Partage-t-il le point de vue selon lequel «entre l’affaiblissement des Arabes et la perte d’influence du couple franco-britannique, le seul gagnant est Israël, qui profite du chaos ambiant pour renforcer son existence et agrandir son territoire»? Réponse de l’historien: «Je ne caractériserais pas Israël de «gagnant»! Voilà un pays qui jouissait d’une réputation très belle en Europe jusqu’à la fin des années 60 mais qui, aujourd’hui, suscite des réactions mitigées à cause de sa politique récente. J’ajouterais que l’Iran a élargi son influence vers l’Ouest depuis 2003».

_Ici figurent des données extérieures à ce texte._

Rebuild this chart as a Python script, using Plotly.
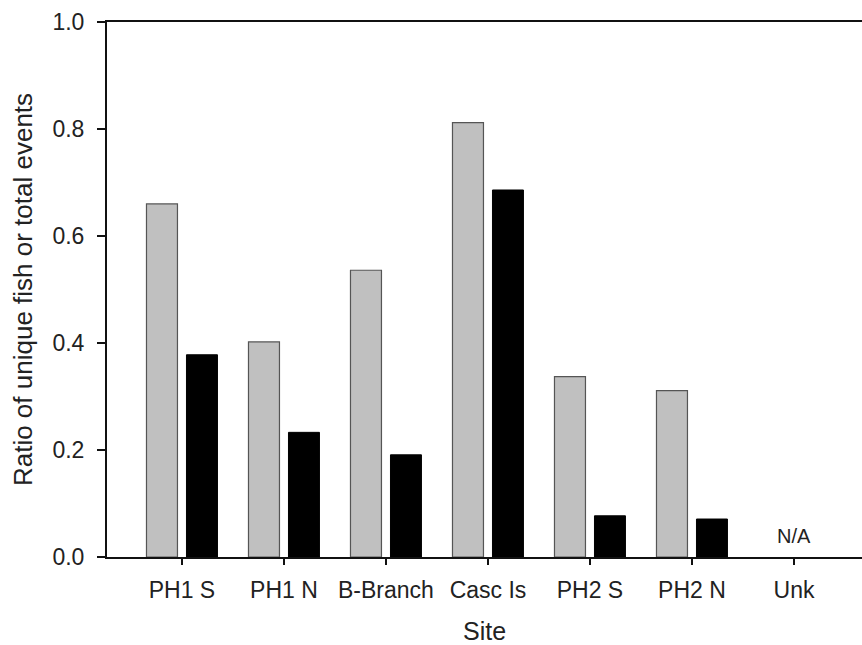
import plotly.graph_objects as go

sites = ["PH1 S", "PH1 N", "B-Branch", "Casc Is", "PH2 S", "PH2 N", "Unk"]
unique_fish = [0.660, 0.402, 0.536, 0.812, 0.337, 0.311, None]
total_events = [0.378, 0.233, 0.191, 0.686, 0.077, 0.071, None]
y_ticks = [0.0, 0.2, 0.4, 0.6, 0.8, 1.0]

font_family = "Liberation Sans, Arial, sans-serif"

fig = go.Figure()
fig.add_trace(go.Bar(
    x=sites, y=unique_fish, name="Unique fish",
    marker=dict(color="#c0c0c0", line=dict(color="#555555", width=1.2)),
))
fig.add_trace(go.Bar(
    x=sites, y=total_events, name="Total events",
    marker=dict(color="#000000", line=dict(color="#000000", width=1)),
))

fig.add_annotation(x="Unk", y=0.0, yshift=21, text="N/A", showarrow=False,
                   font=dict(family=font_family, size=20, color="#222222"))

fig.update_layout(
    width=862, height=645,
    margin=dict(l=107, r=0, t=22, b=88),
    paper_bgcolor="white", plot_bgcolor="white",
    barmode="group", bargap=0.216, bargroupgap=0.225,
    showlegend=False,
    font=dict(family=font_family, size=23, color="#222222"),
)
fig.update_xaxes(
    range=[-0.735, 6.667],
    showline=True, linecolor="#111111", linewidth=2, mirror=True,
    ticks="outside", ticklen=6, tickwidth=2, tickcolor="#111111",
    showgrid=False, zeroline=False,
    tickfont=dict(size=23),
    ticklabelstandoff=5,
    title=dict(text="Site", font=dict(size=25), standoff=22),
)
fig.update_yaxes(
    range=[0, 1.0], tickvals=y_ticks, tickformat=".1f",
    showline=True, linecolor="#111111", linewidth=2,
    ticks="outside", ticklen=8, tickwidth=2, tickcolor="#111111",
    showgrid=False, zeroline=False,
    tickfont=dict(size=23),
    ticklabelstandoff=8,
    title=dict(text="Ratio of unique fish or total events", font=dict(size=26), standoff=12),
)

fig.write_html("out.html")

Liban entre inquiétude et espoir
Que dire du Liban? Tenant compte du passé et des défis actuels nés des nombreuses interférences extérieures, pense-t-il que la souveraineté de ce pays, sa stabilité, sa diversité et la pérennité de son modèle sont en péril? James Barr apporte une réponse mitigée, teintée aussi bien d’inquiétude que d’optimisme. «La situation du Liban me semble périlleuse depuis son indépendance en 1943. La combinaison du chaos syrien et de la crise financière actuelle est très inquiétante. Mais ce qui me frappe c’est la manière de penser des Libanais. Voici un pays qui a survécu à une guerre civile qui a duré quinze ans et qui a réussi jusqu’à ici à ne pas être aspiré par le vortex syrien. L’histoire du Liban et des Libanais me donne de l’espoir».